## Start Information shown
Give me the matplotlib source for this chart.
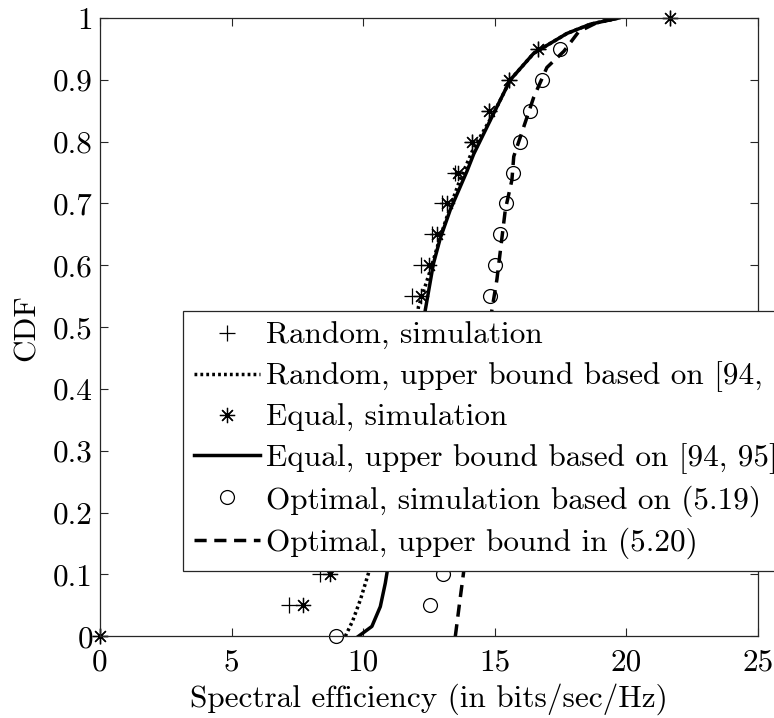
import numpy as np
import matplotlib
matplotlib.use('Agg')
import matplotlib.pyplot as plt

plt.rcParams['font.family'] = ['cmr10', 'DejaVu Serif']
plt.rcParams['mathtext.fontset'] = 'cm'
plt.rcParams['axes.formatter.use_mathtext'] = True

# CDF levels of the simulated points
cdf_levels = [0.0, 0.05, 0.1, 0.15, 0.2, 0.25, 0.3, 0.35, 0.4, 0.45, 0.5,
              0.55, 0.6, 0.65, 0.7, 0.75, 0.8, 0.85, 0.9, 0.95, 1.0]

random_sim = [0.0, 7.19, 8.37, 9.3, 9.9, 10.3, 10.7, 11.0, 11.3, 11.5, 11.7,
              11.85, 12.2, 12.6, 13.0, 13.5, 14.13, 14.77, 15.55, 16.63, 21.64]
equal_sim = [0.0, 7.73, 8.75, 9.6, 10.2, 10.6, 10.95, 11.25, 11.55, 11.8, 12.0,
             12.2, 12.5, 12.8, 13.19, 13.62, 14.13, 14.77, 15.55, 16.63, 21.64]

optimal_levels = cdf_levels[:-1]
optimal_sim = [8.97, 12.55, 13.05, 13.4, 13.7, 13.95, 14.15, 14.3, 14.45, 14.6, 14.72,
               14.83, 15.02, 15.21, 15.42, 15.68, 15.97, 16.32, 16.79, 17.49]

# Analytical upper bounds
random_bound_x = [9.32, 9.6, 9.9, 10.2, 10.6, 11.0, 11.4, 11.8, 12.1, 12.55, 12.93,
                  13.31, 13.69, 14.2, 14.96, 15.59, 16.48, 17.74, 18.63, 19.71]
random_bound_y = [0.0, 0.025, 0.06, 0.102, 0.17, 0.25, 0.34, 0.44, 0.533, 0.592, 0.646,
                  0.695, 0.74, 0.79, 0.846, 0.9, 0.943, 0.975, 0.99, 1.0]

equal_bound_x = [9.82, 10.33, 10.65, 10.84, 10.92, 11.15, 11.45, 11.8, 12.1, 12.36, 12.67,
                 12.93, 13.31, 13.94, 14.2, 14.96, 15.59, 16.48, 17.74, 18.63, 19.71]
equal_bound_y = [0.0, 0.016, 0.048, 0.086, 0.107, 0.18, 0.27, 0.37, 0.45, 0.528, 0.603,
                 0.644, 0.69, 0.752, 0.78, 0.846, 0.9, 0.943, 0.975, 0.99, 1.0]

optimal_bound_x = [13.5, 13.65, 13.81, 14.05, 14.35, 14.65, 14.89, 15.08, 15.4, 15.65,
                   15.72, 16.48, 16.98, 17.62, 18.19, 18.9, 19.71]
optimal_bound_y = [0.0, 0.05, 0.102, 0.2, 0.32, 0.44, 0.528, 0.577, 0.69, 0.738,
                   0.776, 0.872, 0.92, 0.946, 0.978, 0.993, 1.0]

asterisk = (8, 2, 0)
fs = 22.5

fig = plt.figure(figsize=(7.74, 7.18), dpi=100)
ax = fig.add_axes([100 / 774, 1 - 636.3 / 718, 658 / 774, 618.3 / 718])

ax.plot(random_sim, cdf_levels, linestyle='none', marker='+', ms=11, mew=0.9,
        color='k', clip_on=False, label='Random, simulation')
ax.plot(random_bound_x, random_bound_y, linestyle=(0, (0.8, 0.9)), lw=2.5,
        color='k', label='Random, upper bound based on [94, 95]')
ax.plot(equal_sim, cdf_levels, linestyle='none', marker=asterisk, ms=11, mew=0.9,
        color='k', clip_on=False, label='Equal, simulation')
ax.plot(equal_bound_x, equal_bound_y, linestyle='-', lw=2.5,
        color='k', label='Equal, upper bound based on [94, 95]')
ax.plot(optimal_sim, optimal_levels, linestyle='none', marker='o', ms=10, mew=0.9,
        mfc='none', color='k', clip_on=False, label='Optimal, simulation based on (5.19)')
ax.plot(optimal_bound_x, optimal_bound_y, linestyle=(0, (3.5, 2.2)), lw=2.5,
        color='k', label='Optimal, upper bound in (5.20)')

ax.set_xlim(0, 25)
ax.set_ylim(0, 1)
ax.set_xticks([0, 5, 10, 15, 20, 25])
ax.set_xticklabels(['0', '5', '10', '15', '20', '25'])
ax.set_yticks(np.arange(0, 1.01, 0.1))
ax.set_yticklabels(['0', '0.1', '0.2', '0.3', '0.4', '0.5', '0.6', '0.7', '0.8', '0.9', '1'])
ax.tick_params(direction='in', length=6, width=0.8, top=True, right=True,
               labelsize=fs, colors='#262626', labelcolor='k', pad=5)
ax.tick_params(axis='x', pad=9)
for s in ax.spines.values():
    s.set_linewidth(0.9)
    s.set_color('#262626')

ax.set_xlabel('Spectral efficiency (in bits/sec/Hz)', fontsize=fs, labelpad=5)
ax.set_ylabel('CDF', fontsize=fs, labelpad=9)

leg = ax.legend(loc='upper left', bbox_to_anchor=(183 / 774, 1 - 311 / 718),
                bbox_transform=fig.transFigure, fontsize=fs, frameon=True,
                fancybox=False, framealpha=1, edgecolor='#262626',
                handlelength=2.1, handletextpad=0.2, borderpad=0.36,
                labelspacing=0.36, borderaxespad=0)
leg.get_frame().set_linewidth(0.9)
leg.set_zorder(5)

fig.savefig('out.png', dpi=100)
## End Information shown
--- What this task involves ---
Leave out the pictures and restate, word for word, the lines from the top of the data through the line containing "plt.rcParams['axes.formatter.use_mathtext'] = True", both included.

--- Output for this task ---
Give me the matplotlib source for this chart.
import numpy as np
import matplotlib
matplotlib.use('Agg')
import matplotlib.pyplot as plt

plt.rcParams['font.family'] = ['cmr10', 'DejaVu Serif']
plt.rcParams['mathtext.fontset'] = 'cm'
plt.rcParams['axes.formatter.use_mathtext'] = True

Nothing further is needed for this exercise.